Relaxing this grip helps you to create effective conversations. You’re not always expressing your opinions.  You can remain neutral, stop reacting from your own assumptions and listen to the other person’s reality of their world.

  • This helps you to maintain rapport and integrity.
  • You are able to listen to what the person is saying without judging them or jumping in to defend.
  • You get to see beyond what the person is describing and this allows you to tune into their WHY.
  • You can remain focused and ask them about their opinions, help them to explore the situation and open up new perspectives to view it objectively.
  • You stay focused and on purpose.

How Strong is My Ego?

Try this quick test to check in on your ego.
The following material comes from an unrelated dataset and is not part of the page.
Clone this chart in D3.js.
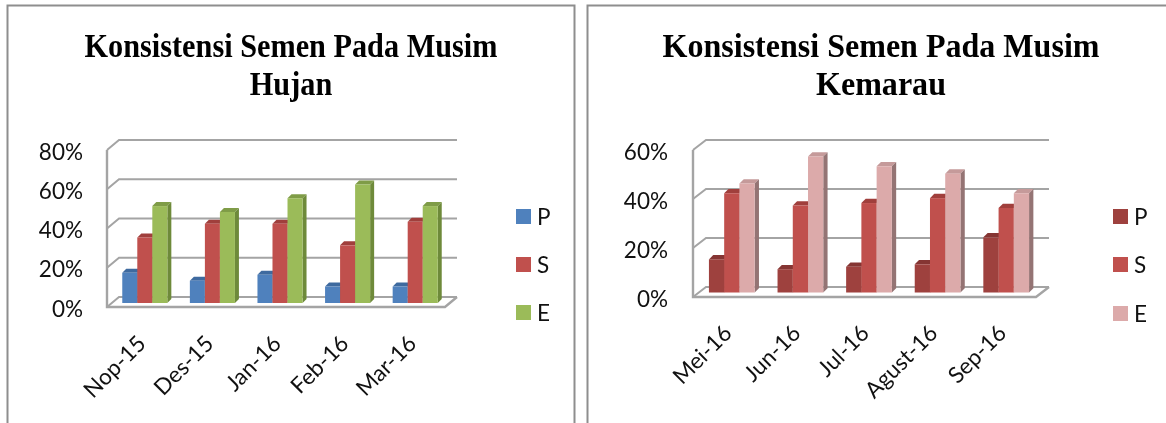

Answer True or False to the following statements:

Statement True/False
I can’t take direct criticism very well
I won’t be proved wrong in a situation
It’s very rare that something will embarrass me
I find it hard to laugh at myself
I find it hard to accept people with different views to myself
I’m conscious about what other people think of me
I’m easily stressed
I’m not good at listening to other people’s ideas or suggestions
I value the importance of status and its power
I give less time to people of a lower grade/perceived value to me
I don’t relax easily and can get uptight about things
I have strong opinions about things
People annoy me if they don’t take the good advice I’ve given them
I’m concerned about what other people say about me
I don’t like it if I don’t get my way
Believe I am right and people should listen to me
I talk more than I listen

Answering true to most of these questions indicates that you have a strong ego.

How does YOUR ego show up and influence your thinking, feeling, action and results?